:: Supplied information ::

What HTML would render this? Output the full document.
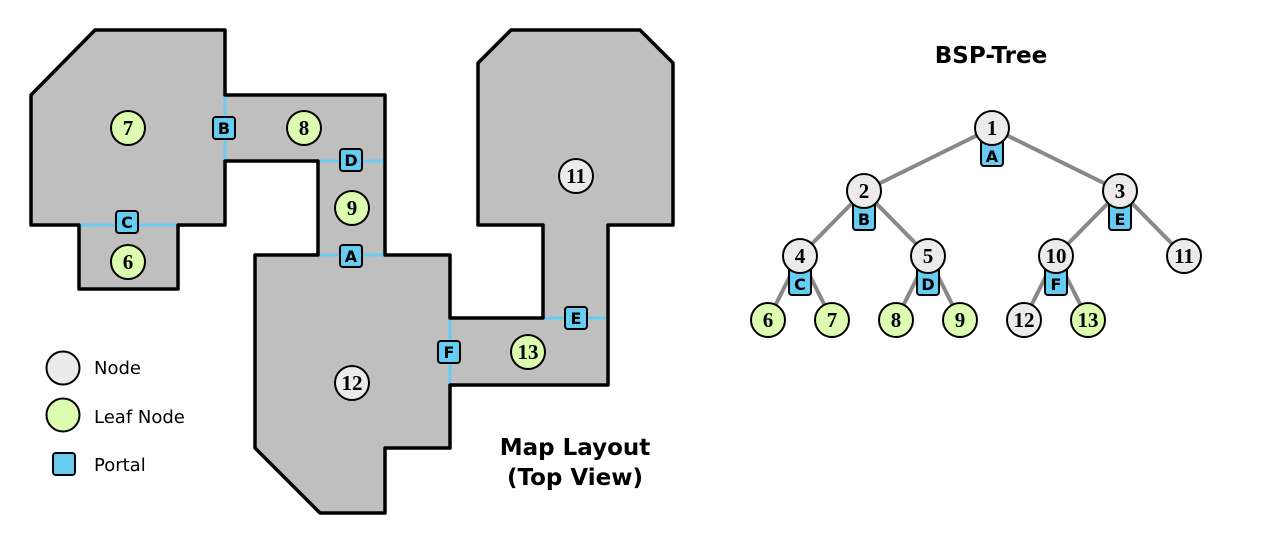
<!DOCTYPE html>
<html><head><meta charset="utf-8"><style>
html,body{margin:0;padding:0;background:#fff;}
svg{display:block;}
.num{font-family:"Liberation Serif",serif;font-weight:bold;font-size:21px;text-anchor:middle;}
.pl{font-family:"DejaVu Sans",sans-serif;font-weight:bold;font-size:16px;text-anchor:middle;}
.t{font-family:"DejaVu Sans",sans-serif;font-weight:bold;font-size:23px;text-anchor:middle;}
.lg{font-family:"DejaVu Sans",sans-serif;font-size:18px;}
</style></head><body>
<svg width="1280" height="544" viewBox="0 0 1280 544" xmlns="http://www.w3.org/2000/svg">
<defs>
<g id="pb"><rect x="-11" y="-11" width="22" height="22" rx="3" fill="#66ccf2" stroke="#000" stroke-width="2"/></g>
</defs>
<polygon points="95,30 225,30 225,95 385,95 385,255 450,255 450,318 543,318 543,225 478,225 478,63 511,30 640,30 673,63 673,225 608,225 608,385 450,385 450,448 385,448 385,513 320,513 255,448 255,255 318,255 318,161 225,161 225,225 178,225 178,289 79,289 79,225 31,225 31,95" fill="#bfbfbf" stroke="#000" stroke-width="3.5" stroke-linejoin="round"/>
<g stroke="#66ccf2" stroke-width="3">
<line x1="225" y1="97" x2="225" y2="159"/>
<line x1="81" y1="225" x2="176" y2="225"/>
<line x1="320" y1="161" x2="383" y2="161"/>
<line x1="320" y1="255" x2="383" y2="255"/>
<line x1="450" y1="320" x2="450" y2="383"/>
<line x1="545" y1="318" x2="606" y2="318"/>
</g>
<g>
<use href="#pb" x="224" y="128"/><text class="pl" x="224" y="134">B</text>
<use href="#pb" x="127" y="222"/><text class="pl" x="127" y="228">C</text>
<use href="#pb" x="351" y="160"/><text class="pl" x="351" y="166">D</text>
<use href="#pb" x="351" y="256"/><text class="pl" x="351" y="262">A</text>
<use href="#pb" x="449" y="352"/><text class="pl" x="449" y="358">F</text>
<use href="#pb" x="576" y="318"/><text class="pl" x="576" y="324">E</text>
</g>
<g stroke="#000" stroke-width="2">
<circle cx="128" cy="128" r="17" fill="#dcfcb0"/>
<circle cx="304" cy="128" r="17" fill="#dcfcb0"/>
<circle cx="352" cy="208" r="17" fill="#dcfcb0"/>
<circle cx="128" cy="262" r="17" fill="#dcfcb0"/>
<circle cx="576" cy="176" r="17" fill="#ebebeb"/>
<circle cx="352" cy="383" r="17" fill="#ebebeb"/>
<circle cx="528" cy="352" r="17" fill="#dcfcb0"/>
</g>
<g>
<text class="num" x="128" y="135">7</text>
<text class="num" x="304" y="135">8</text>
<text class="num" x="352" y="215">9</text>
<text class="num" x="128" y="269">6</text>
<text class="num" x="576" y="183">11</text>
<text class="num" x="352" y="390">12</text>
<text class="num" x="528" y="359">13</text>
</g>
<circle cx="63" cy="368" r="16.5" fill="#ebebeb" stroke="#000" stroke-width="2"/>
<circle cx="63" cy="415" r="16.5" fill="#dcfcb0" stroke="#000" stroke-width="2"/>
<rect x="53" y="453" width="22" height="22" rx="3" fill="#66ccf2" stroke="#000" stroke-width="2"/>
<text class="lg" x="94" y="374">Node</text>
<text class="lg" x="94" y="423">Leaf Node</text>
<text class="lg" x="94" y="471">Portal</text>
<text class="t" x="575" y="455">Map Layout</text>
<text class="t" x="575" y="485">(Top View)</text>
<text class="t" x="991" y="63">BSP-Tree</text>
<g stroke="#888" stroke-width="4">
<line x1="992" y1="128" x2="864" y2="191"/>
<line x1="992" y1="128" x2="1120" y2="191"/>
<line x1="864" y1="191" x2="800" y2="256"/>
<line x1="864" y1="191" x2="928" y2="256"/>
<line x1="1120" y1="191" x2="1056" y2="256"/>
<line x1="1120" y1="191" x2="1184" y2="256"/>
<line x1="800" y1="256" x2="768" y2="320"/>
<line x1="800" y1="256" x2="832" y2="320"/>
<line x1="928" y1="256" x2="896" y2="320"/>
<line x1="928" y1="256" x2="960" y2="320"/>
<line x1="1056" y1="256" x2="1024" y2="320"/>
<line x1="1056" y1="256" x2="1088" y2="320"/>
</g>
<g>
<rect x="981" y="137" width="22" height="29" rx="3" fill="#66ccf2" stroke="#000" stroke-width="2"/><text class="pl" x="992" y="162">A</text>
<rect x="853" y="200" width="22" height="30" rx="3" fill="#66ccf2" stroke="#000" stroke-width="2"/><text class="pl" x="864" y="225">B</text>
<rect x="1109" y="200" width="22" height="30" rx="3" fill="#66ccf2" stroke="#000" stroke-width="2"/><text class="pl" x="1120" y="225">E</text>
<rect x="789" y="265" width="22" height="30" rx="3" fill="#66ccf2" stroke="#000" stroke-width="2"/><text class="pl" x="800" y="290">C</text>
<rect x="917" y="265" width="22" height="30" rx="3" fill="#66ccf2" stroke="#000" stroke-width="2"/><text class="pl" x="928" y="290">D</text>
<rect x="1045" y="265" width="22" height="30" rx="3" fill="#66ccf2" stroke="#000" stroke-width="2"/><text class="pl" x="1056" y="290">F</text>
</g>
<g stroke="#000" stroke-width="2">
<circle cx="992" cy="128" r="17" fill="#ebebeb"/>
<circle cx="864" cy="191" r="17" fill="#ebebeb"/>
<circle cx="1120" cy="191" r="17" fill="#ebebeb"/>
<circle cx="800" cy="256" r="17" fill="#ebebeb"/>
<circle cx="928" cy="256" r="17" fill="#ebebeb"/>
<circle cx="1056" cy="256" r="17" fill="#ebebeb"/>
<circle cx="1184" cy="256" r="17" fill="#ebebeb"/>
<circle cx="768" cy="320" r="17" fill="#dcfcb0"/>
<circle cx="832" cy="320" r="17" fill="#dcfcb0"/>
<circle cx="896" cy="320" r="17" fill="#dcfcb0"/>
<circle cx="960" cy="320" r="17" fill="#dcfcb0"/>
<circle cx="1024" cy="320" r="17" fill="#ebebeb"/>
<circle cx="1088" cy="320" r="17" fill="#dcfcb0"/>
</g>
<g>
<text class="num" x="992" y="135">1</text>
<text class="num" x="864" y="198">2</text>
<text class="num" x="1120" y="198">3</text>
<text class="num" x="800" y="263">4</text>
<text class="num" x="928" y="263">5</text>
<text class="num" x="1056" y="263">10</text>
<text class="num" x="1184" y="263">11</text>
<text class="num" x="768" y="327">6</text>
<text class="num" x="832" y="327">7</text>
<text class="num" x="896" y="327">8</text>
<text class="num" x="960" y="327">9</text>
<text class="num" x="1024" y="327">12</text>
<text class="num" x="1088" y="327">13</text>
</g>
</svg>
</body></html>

:: Work to be completed ::
Transcribe the material exactly, keeping every word and none of the pictures.

:: The reply ::
What HTML would render this? Output the full document.
<!DOCTYPE html>
<html><head><meta charset="utf-8"><style>
html,body{margin:0;padding:0;background:#fff;}
svg{display:block;}
.num{font-family:"Liberation Serif",serif;font-weight:bold;font-size:21px;text-anchor:middle;}
.pl{font-family:"DejaVu Sans",sans-serif;font-weight:bold;font-size:16px;text-anchor:middle;}
.t{font-family:"DejaVu Sans",sans-serif;font-weight:bold;font-size:23px;text-anchor:middle;}
.lg{font-family:"DejaVu Sans",sans-serif;font-size:18px;}
</style></head><body>
<svg width="1280" height="544" viewBox="0 0 1280 544" xmlns="http://www.w3.org/2000/svg">
<defs>
<g id="pb"><rect x="-11" y="-11" width="22" height="22" rx="3" fill="#66ccf2" stroke="#000" stroke-width="2"/></g>
</defs>
<polygon points="95,30 225,30 225,95 385,95 385,255 450,255 450,318 543,318 543,225 478,225 478,63 511,30 640,30 673,63 673,225 608,225 608,385 450,385 450,448 385,448 385,513 320,513 255,448 255,255 318,255 318,161 225,161 225,225 178,225 178,289 79,289 79,225 31,225 31,95" fill="#bfbfbf" stroke="#000" stroke-width="3.5" stroke-linejoin="round"/>
<g stroke="#66ccf2" stroke-width="3">
<line x1="225" y1="97" x2="225" y2="159"/>
<line x1="81" y1="225" x2="176" y2="225"/>
<line x1="320" y1="161" x2="383" y2="161"/>
<line x1="320" y1="255" x2="383" y2="255"/>
<line x1="450" y1="320" x2="450" y2="383"/>
<line x1="545" y1="318" x2="606" y2="318"/>
</g>
<g>
<use href="#pb" x="224" y="128"/><text class="pl" x="224" y="134">B</text>
<use href="#pb" x="127" y="222"/><text class="pl" x="127" y="228">C</text>
<use href="#pb" x="351" y="160"/><text class="pl" x="351" y="166">D</text>
<use href="#pb" x="351" y="256"/><text class="pl" x="351" y="262">A</text>
<use href="#pb" x="449" y="352"/><text class="pl" x="449" y="358">F</text>
<use href="#pb" x="576" y="318"/><text class="pl" x="576" y="324">E</text>
</g>
<g stroke="#000" stroke-width="2">
<circle cx="128" cy="128" r="17" fill="#dcfcb0"/>
<circle cx="304" cy="128" r="17" fill="#dcfcb0"/>
<circle cx="352" cy="208" r="17" fill="#dcfcb0"/>
<circle cx="128" cy="262" r="17" fill="#dcfcb0"/>
<circle cx="576" cy="176" r="17" fill="#ebebeb"/>
<circle cx="352" cy="383" r="17" fill="#ebebeb"/>
<circle cx="528" cy="352" r="17" fill="#dcfcb0"/>
</g>
<g>
<text class="num" x="128" y="135">7</text>
<text class="num" x="304" y="135">8</text>
<text class="num" x="352" y="215">9</text>
<text class="num" x="128" y="269">6</text>
<text class="num" x="576" y="183">11</text>
<text class="num" x="352" y="390">12</text>
<text class="num" x="528" y="359">13</text>
</g>
<circle cx="63" cy="368" r="16.5" fill="#ebebeb" stroke="#000" stroke-width="2"/>
<circle cx="63" cy="415" r="16.5" fill="#dcfcb0" stroke="#000" stroke-width="2"/>
<rect x="53" y="453" width="22" height="22" rx="3" fill="#66ccf2" stroke="#000" stroke-width="2"/>
<text class="lg" x="94" y="374">Node</text>
<text class="lg" x="94" y="423">Leaf Node</text>
<text class="lg" x="94" y="471">Portal</text>
<text class="t" x="575" y="455">Map Layout</text>
<text class="t" x="575" y="485">(Top View)</text>
<text class="t" x="991" y="63">BSP-Tree</text>
<g stroke="#888" stroke-width="4">
<line x1="992" y1="128" x2="864" y2="191"/>
<line x1="992" y1="128" x2="1120" y2="191"/>
<line x1="864" y1="191" x2="800" y2="256"/>
<line x1="864" y1="191" x2="928" y2="256"/>
<line x1="1120" y1="191" x2="1056" y2="256"/>
<line x1="1120" y1="191" x2="1184" y2="256"/>
<line x1="800" y1="256" x2="768" y2="320"/>
<line x1="800" y1="256" x2="832" y2="320"/>
<line x1="928" y1="256" x2="896" y2="320"/>
<line x1="928" y1="256" x2="960" y2="320"/>
<line x1="1056" y1="256" x2="1024" y2="320"/>
<line x1="1056" y1="256" x2="1088" y2="320"/>
</g>
<g>
<rect x="981" y="137" width="22" height="29" rx="3" fill="#66ccf2" stroke="#000" stroke-width="2"/><text class="pl" x="992" y="162">A</text>
<rect x="853" y="200" width="22" height="30" rx="3" fill="#66ccf2" stroke="#000" stroke-width="2"/><text class="pl" x="864" y="225">B</text>
<rect x="1109" y="200" width="22" height="30" rx="3" fill="#66ccf2" stroke="#000" stroke-width="2"/><text class="pl" x="1120" y="225">E</text>
<rect x="789" y="265" width="22" height="30" rx="3" fill="#66ccf2" stroke="#000" stroke-width="2"/><text class="pl" x="800" y="290">C</text>
<rect x="917" y="265" width="22" height="30" rx="3" fill="#66ccf2" stroke="#000" stroke-width="2"/><text class="pl" x="928" y="290">D</text>
<rect x="1045" y="265" width="22" height="30" rx="3" fill="#66ccf2" stroke="#000" stroke-width="2"/><text class="pl" x="1056" y="290">F</text>
</g>
<g stroke="#000" stroke-width="2">
<circle cx="992" cy="128" r="17" fill="#ebebeb"/>
<circle cx="864" cy="191" r="17" fill="#ebebeb"/>
<circle cx="1120" cy="191" r="17" fill="#ebebeb"/>
<circle cx="800" cy="256" r="17" fill="#ebebeb"/>
<circle cx="928" cy="256" r="17" fill="#ebebeb"/>
<circle cx="1056" cy="256" r="17" fill="#ebebeb"/>
<circle cx="1184" cy="256" r="17" fill="#ebebeb"/>
<circle cx="768" cy="320" r="17" fill="#dcfcb0"/>
<circle cx="832" cy="320" r="17" fill="#dcfcb0"/>
<circle cx="896" cy="320" r="17" fill="#dcfcb0"/>
<circle cx="960" cy="320" r="17" fill="#dcfcb0"/>
<circle cx="1024" cy="320" r="17" fill="#ebebeb"/>
<circle cx="1088" cy="320" r="17" fill="#dcfcb0"/>
</g>
<g>
<text class="num" x="992" y="135">1</text>
<text class="num" x="864" y="198">2</text>
<text class="num" x="1120" y="198">3</text>
<text class="num" x="800" y="263">4</text>
<text class="num" x="928" y="263">5</text>
<text class="num" x="1056" y="263">10</text>
<text class="num" x="1184" y="263">11</text>
<text class="num" x="768" y="327">6</text>
<text class="num" x="832" y="327">7</text>
<text class="num" x="896" y="327">8</text>
<text class="num" x="960" y="327">9</text>
<text class="num" x="1024" y="327">12</text>
<text class="num" x="1088" y="327">13</text>
</g>
</svg>
</body></html>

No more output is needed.